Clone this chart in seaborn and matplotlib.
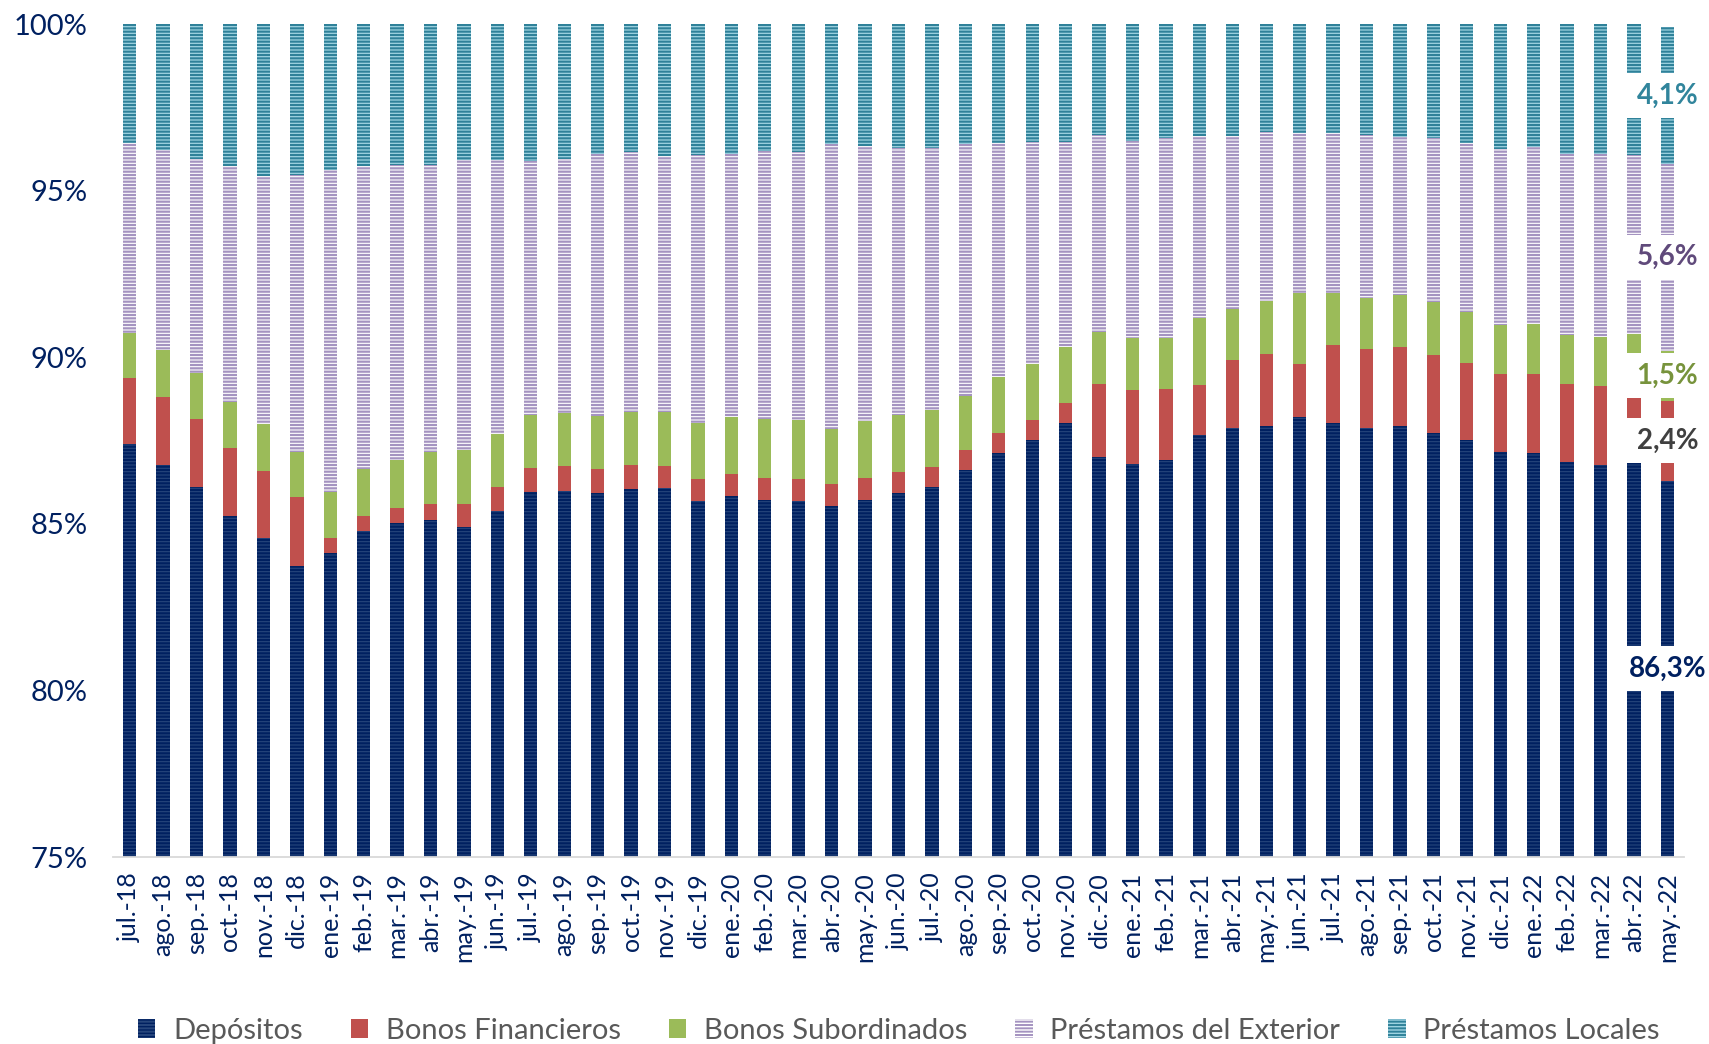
import numpy as np
import pandas as pd
import matplotlib
matplotlib.use("Agg")
import matplotlib.pyplot as plt
from matplotlib.patches import Patch
import seaborn as sns

# Monthly funding structure (share of total, %)
months = [
    "jul.-18", "ago.-18", "sep.-18", "oct.-18", "nov.-18", "dic.-18",
    "ene.-19", "feb.-19", "mar.-19", "abr.-19", "may.-19", "jun.-19",
    "jul.-19", "ago.-19", "sep.-19", "oct.-19", "nov.-19", "dic.-19",
    "ene.-20", "feb.-20", "mar.-20", "abr.-20", "may.-20", "jun.-20",
    "jul.-20", "ago.-20", "sep.-20", "oct.-20", "nov.-20", "dic.-20",
    "ene.-21", "feb.-21", "mar.-21", "abr.-21", "may.-21", "jun.-21",
    "jul.-21", "ago.-21", "sep.-21", "oct.-21", "nov.-21", "dic.-21",
    "ene.-22", "feb.-22", "mar.-22", "abr.-22", "may.-22",
]

depositos = [87.39, 86.76, 86.09, 85.24, 84.57, 83.74, 84.11, 84.77, 85.02, 85.11,
             84.90, 85.38, 85.95, 85.99, 85.93, 86.05, 86.06, 85.69, 85.84, 85.72,
             85.69, 85.52, 85.72, 85.92, 86.10, 86.62, 87.13, 87.51, 88.02, 87.01,
             86.79, 86.91, 87.68, 87.87, 87.94, 88.22, 88.02, 87.87, 87.94, 87.74,
             87.53, 87.16, 87.14, 86.87, 86.76, 86.85, 86.3]

bonos_financieros = [1.98, 2.05, 2.05, 2.03, 2.03, 2.05, 0.46, 0.46, 0.44, 0.49,
                     0.68, 0.71, 0.72, 0.74, 0.71, 0.71, 0.68, 0.67, 0.67, 0.67,
                     0.67, 0.67, 0.66, 0.64, 0.60, 0.60, 0.59, 0.60, 0.61, 2.18,
                     2.23, 2.15, 1.49, 2.05, 2.15, 1.59, 2.36, 2.37, 2.36, 2.32,
                     2.31, 2.33, 2.36, 2.32, 2.38, 2.32, 2.4]

bonos_subordinados = [1.36, 1.40, 1.40, 1.40, 1.41, 1.38, 1.38, 1.41, 1.47, 1.55,
                      1.64, 1.62, 1.60, 1.61, 1.61, 1.59, 1.61, 1.67, 1.69, 1.75,
                      1.75, 1.67, 1.70, 1.72, 1.72, 1.63, 1.69, 1.68, 1.67, 1.56,
                      1.56, 1.52, 2.01, 1.52, 1.59, 2.13, 1.55, 1.55, 1.57, 1.59,
                      1.52, 1.49, 1.49, 1.49, 1.47, 1.52, 1.5]

prestamos_exterior = [5.71, 6.01, 6.41, 7.08, 7.44, 8.31, 9.68, 9.11, 8.85, 8.62,
                      8.70, 8.21, 7.62, 7.62, 7.85, 7.80, 7.69, 8.05, 7.91, 8.05,
                      8.05, 8.54, 8.25, 8.01, 7.87, 7.56, 7.01, 6.67, 6.17, 5.92,
                      5.92, 5.99, 5.46, 5.21, 5.08, 4.80, 4.79, 4.89, 4.75, 4.92,
                      5.08, 5.28, 5.31, 5.41, 5.48, 5.38, 5.6]

prestamos_locales = [3.56, 3.78, 4.05, 4.24, 4.54, 4.53, 4.37, 4.24, 4.22, 4.22,
                     4.08, 4.08, 4.10, 4.05, 3.90, 3.85, 3.97, 3.93, 3.90, 3.82,
                     3.85, 3.61, 3.67, 3.70, 3.70, 3.59, 3.59, 3.55, 3.53, 3.32,
                     3.49, 3.44, 3.36, 3.36, 3.24, 3.26, 3.28, 3.32, 3.38, 3.44,
                     3.56, 3.74, 3.70, 3.90, 3.91, 3.93, 4.1]

ytick_values = [75, 80, 85, 90, 95, 100]
ytick_labels = ["75%", "80%", "85%", "90%", "95%", "100%"]

# (name, values, face colour, hatch colour, hatch, hatch width, label colour) bottom to top
layers = [
    ("Depósitos", depositos, "#002060", "#27467c", "-----", 0.8, "#002060"),
    ("Bonos Financieros", bonos_financieros, "#c0504d", "#c0504d", None, 1.0, "#404040"),
    ("Bonos Subordinados", bonos_subordinados, "#9bbb59", "#9bbb59", None, 1.0, "#77933c"),
    ("Préstamos del Exterior", prestamos_exterior, "#ffffff", "#a493c0", "-----", 1.6, "#604a7b"),
    ("Préstamos Locales", prestamos_locales, "#9ed3e1", "#2f8199", "-----", 1.5, "#31859c"),
]

sns.set_style("white")
plt.rcParams["font.family"] = ["Lato", "DejaVu Sans"]
plt.rcParams["hatch.linewidth"] = 1.4

NAVY = "#002060"
fig = plt.figure(figsize=(17.09, 10.44), dpi=100)
ax = fig.add_axes([0.0661, 0.1791, 0.9193, 0.7979])

cum = np.cumsum(np.array([l[1] for l in layers], dtype=float), axis=0)

# draw cumulative heights from the top layer down so each covers the one above
for i in range(len(layers) - 1, -1, -1):
    name, vals, face, hcol, hatch, hlw, _ = layers[i]
    df = pd.DataFrame({"mes": months, "valor": cum[i]})
    sns.barplot(data=df, x="mes", y="valor", color=face, saturation=1,
                width=0.4, errorbar=None, ax=ax)
    for p in ax.containers[-1]:
        p.set_facecolor(face)
        p.set_edgecolor(hcol)
        p.set_linewidth(0)
        if hatch:
            p.set_hatch(hatch)
            if hasattr(p, "set_hatch_linewidth"):
                p.set_hatch_linewidth(hlw)

ax.set_ylim(75, 100)
ax.set_xlim(-0.5, len(months) - 0.5)
ax.set_xlabel("")
ax.set_ylabel("")
ax.set_yticks(ytick_values)
ax.set_yticklabels(ytick_labels)
ax.tick_params(axis="y", length=0, pad=18, labelsize=21, labelcolor=NAVY)
ax.tick_params(axis="x", which="major", length=0, pad=11, labelsize=18,
               labelcolor=NAVY, rotation=90)
ax.set_xticks(np.arange(-0.5, len(months), 1), minor=True)
ax.tick_params(axis="x", which="minor", length=6, width=1.2, color="#d9d9d9")
for s in ["top", "right", "left"]:
    ax.spines[s].set_visible(False)
ax.spines["bottom"].set_color("#d9d9d9")
ax.spines["bottom"].set_linewidth(1.3)
ax.grid(False)

# value labels on the latest month
last = len(months) - 1
lo_prev = 0.0
for i, (name, vals, face, hcol, hatch, hlw, tcol) in enumerate(layers):
    top = cum[i][last]
    bottom = max(lo_prev, 75)
    mid = (bottom + top) / 2
    txt = f"{vals[last]:.1f}".replace(".", ",") + "%"
    ax.text(last, mid, txt, ha="center", va="center", fontsize=20,
            fontweight="bold", color=tcol, zorder=10,
            bbox=dict(facecolor="white", edgecolor="none",
                      boxstyle="square,pad=0.35"))
    lo_prev = top

handles = [Patch(facecolor=l[2], edgecolor=l[3], hatch=l[4], linewidth=0, label=l[0])
           for l in layers]
fig.legend(handles=handles, loc="center", bbox_to_anchor=(0.526, 0.0125), ncol=5,
           frameon=False, fontsize=21, labelcolor="#595959", handlelength=0.6,
           handleheight=0.6, handletextpad=0.6, columnspacing=1.65)

fig.savefig("out.png", dpi=100)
※ ※ ※
EXERCISE GOAL: Copy the material above exactly and drop the pictures.

FINISHED TASK:
Clone this chart in seaborn and matplotlib.
import numpy as np
import pandas as pd
import matplotlib
matplotlib.use("Agg")
import matplotlib.pyplot as plt
from matplotlib.patches import Patch
import seaborn as sns

# Monthly funding structure (share of total, %)
months = [
    "jul.-18", "ago.-18", "sep.-18", "oct.-18", "nov.-18", "dic.-18",
    "ene.-19", "feb.-19", "mar.-19", "abr.-19", "may.-19", "jun.-19",
    "jul.-19", "ago.-19", "sep.-19", "oct.-19", "nov.-19", "dic.-19",
    "ene.-20", "feb.-20", "mar.-20", "abr.-20", "may.-20", "jun.-20",
    "jul.-20", "ago.-20", "sep.-20", "oct.-20", "nov.-20", "dic.-20",
    "ene.-21", "feb.-21", "mar.-21", "abr.-21", "may.-21", "jun.-21",
    "jul.-21", "ago.-21", "sep.-21", "oct.-21", "nov.-21", "dic.-21",
    "ene.-22", "feb.-22", "mar.-22", "abr.-22", "may.-22",
]

depositos = [87.39, 86.76, 86.09, 85.24, 84.57, 83.74, 84.11, 84.77, 85.02, 85.11,
             84.90, 85.38, 85.95, 85.99, 85.93, 86.05, 86.06, 85.69, 85.84, 85.72,
             85.69, 85.52, 85.72, 85.92, 86.10, 86.62, 87.13, 87.51, 88.02, 87.01,
             86.79, 86.91, 87.68, 87.87, 87.94, 88.22, 88.02, 87.87, 87.94, 87.74,
             87.53, 87.16, 87.14, 86.87, 86.76, 86.85, 86.3]

bonos_financieros = [1.98, 2.05, 2.05, 2.03, 2.03, 2.05, 0.46, 0.46, 0.44, 0.49,
                     0.68, 0.71, 0.72, 0.74, 0.71, 0.71, 0.68, 0.67, 0.67, 0.67,
                     0.67, 0.67, 0.66, 0.64, 0.60, 0.60, 0.59, 0.60, 0.61, 2.18,
                     2.23, 2.15, 1.49, 2.05, 2.15, 1.59, 2.36, 2.37, 2.36, 2.32,
                     2.31, 2.33, 2.36, 2.32, 2.38, 2.32, 2.4]

bonos_subordinados = [1.36, 1.40, 1.40, 1.40, 1.41, 1.38, 1.38, 1.41, 1.47, 1.55,
                      1.64, 1.62, 1.60, 1.61, 1.61, 1.59, 1.61, 1.67, 1.69, 1.75,
                      1.75, 1.67, 1.70, 1.72, 1.72, 1.63, 1.69, 1.68, 1.67, 1.56,
                      1.56, 1.52, 2.01, 1.52, 1.59, 2.13, 1.55, 1.55, 1.57, 1.59,
                      1.52, 1.49, 1.49, 1.49, 1.47, 1.52, 1.5]

prestamos_exterior = [5.71, 6.01, 6.41, 7.08, 7.44, 8.31, 9.68, 9.11, 8.85, 8.62,
                      8.70, 8.21, 7.62, 7.62, 7.85, 7.80, 7.69, 8.05, 7.91, 8.05,
                      8.05, 8.54, 8.25, 8.01, 7.87, 7.56, 7.01, 6.67, 6.17, 5.92,
                      5.92, 5.99, 5.46, 5.21, 5.08, 4.80, 4.79, 4.89, 4.75, 4.92,
                      5.08, 5.28, 5.31, 5.41, 5.48, 5.38, 5.6]

prestamos_locales = [3.56, 3.78, 4.05, 4.24, 4.54, 4.53, 4.37, 4.24, 4.22, 4.22,
                     4.08, 4.08, 4.10, 4.05, 3.90, 3.85, 3.97, 3.93, 3.90, 3.82,
                     3.85, 3.61, 3.67, 3.70, 3.70, 3.59, 3.59, 3.55, 3.53, 3.32,
                     3.49, 3.44, 3.36, 3.36, 3.24, 3.26, 3.28, 3.32, 3.38, 3.44,
                     3.56, 3.74, 3.70, 3.90, 3.91, 3.93, 4.1]

ytick_values = [75, 80, 85, 90, 95, 100]
ytick_labels = ["75%", "80%", "85%", "90%", "95%", "100%"]

# (name, values, face colour, hatch colour, hatch, hatch width, label colour) bottom to top
layers = [
    ("Depósitos", depositos, "#002060", "#27467c", "-----", 0.8, "#002060"),
    ("Bonos Financieros", bonos_financieros, "#c0504d", "#c0504d", None, 1.0, "#404040"),
    ("Bonos Subordinados", bonos_subordinados, "#9bbb59", "#9bbb59", None, 1.0, "#77933c"),
    ("Préstamos del Exterior", prestamos_exterior, "#ffffff", "#a493c0", "-----", 1.6, "#604a7b"),
    ("Préstamos Locales", prestamos_locales, "#9ed3e1", "#2f8199", "-----", 1.5, "#31859c"),
]

sns.set_style("white")
plt.rcParams["font.family"] = ["Lato", "DejaVu Sans"]
plt.rcParams["hatch.linewidth"] = 1.4

NAVY = "#002060"
fig = plt.figure(figsize=(17.09, 10.44), dpi=100)
ax = fig.add_axes([0.0661, 0.1791, 0.9193, 0.7979])

cum = np.cumsum(np.array([l[1] for l in layers], dtype=float), axis=0)

# draw cumulative heights from the top layer down so each covers the one above
for i in range(len(layers) - 1, -1, -1):
    name, vals, face, hcol, hatch, hlw, _ = layers[i]
    df = pd.DataFrame({"mes": months, "valor": cum[i]})
    sns.barplot(data=df, x="mes", y="valor", color=face, saturation=1,
                width=0.4, errorbar=None, ax=ax)
    for p in ax.containers[-1]:
        p.set_facecolor(face)
        p.set_edgecolor(hcol)
        p.set_linewidth(0)
        if hatch:
            p.set_hatch(hatch)
            if hasattr(p, "set_hatch_linewidth"):
                p.set_hatch_linewidth(hlw)

ax.set_ylim(75, 100)
ax.set_xlim(-0.5, len(months) - 0.5)
ax.set_xlabel("")
ax.set_ylabel("")
ax.set_yticks(ytick_values)
ax.set_yticklabels(ytick_labels)
ax.tick_params(axis="y", length=0, pad=18, labelsize=21, labelcolor=NAVY)
ax.tick_params(axis="x", which="major", length=0, pad=11, labelsize=18,
               labelcolor=NAVY, rotation=90)
ax.set_xticks(np.arange(-0.5, len(months), 1), minor=True)
ax.tick_params(axis="x", which="minor", length=6, width=1.2, color="#d9d9d9")
for s in ["top", "right", "left"]:
    ax.spines[s].set_visible(False)
ax.spines["bottom"].set_color("#d9d9d9")
ax.spines["bottom"].set_linewidth(1.3)
ax.grid(False)

# value labels on the latest month
last = len(months) - 1
lo_prev = 0.0
for i, (name, vals, face, hcol, hatch, hlw, tcol) in enumerate(layers):
    top = cum[i][last]
    bottom = max(lo_prev, 75)
    mid = (bottom + top) / 2
    txt = f"{vals[last]:.1f}".replace(".", ",") + "%"
    ax.text(last, mid, txt, ha="center", va="center", fontsize=20,
            fontweight="bold", color=tcol, zorder=10,
            bbox=dict(facecolor="white", edgecolor="none",
                      boxstyle="square,pad=0.35"))
    lo_prev = top

handles = [Patch(facecolor=l[2], edgecolor=l[3], hatch=l[4], linewidth=0, label=l[0])
           for l in layers]
fig.legend(handles=handles, loc="center", bbox_to_anchor=(0.526, 0.0125), ncol=5,
           frameon=False, fontsize=21, labelcolor="#595959", handlelength=0.6,
           handleheight=0.6, handletextpad=0.6, columnspacing=1.65)

fig.savefig("out.png", dpi=100)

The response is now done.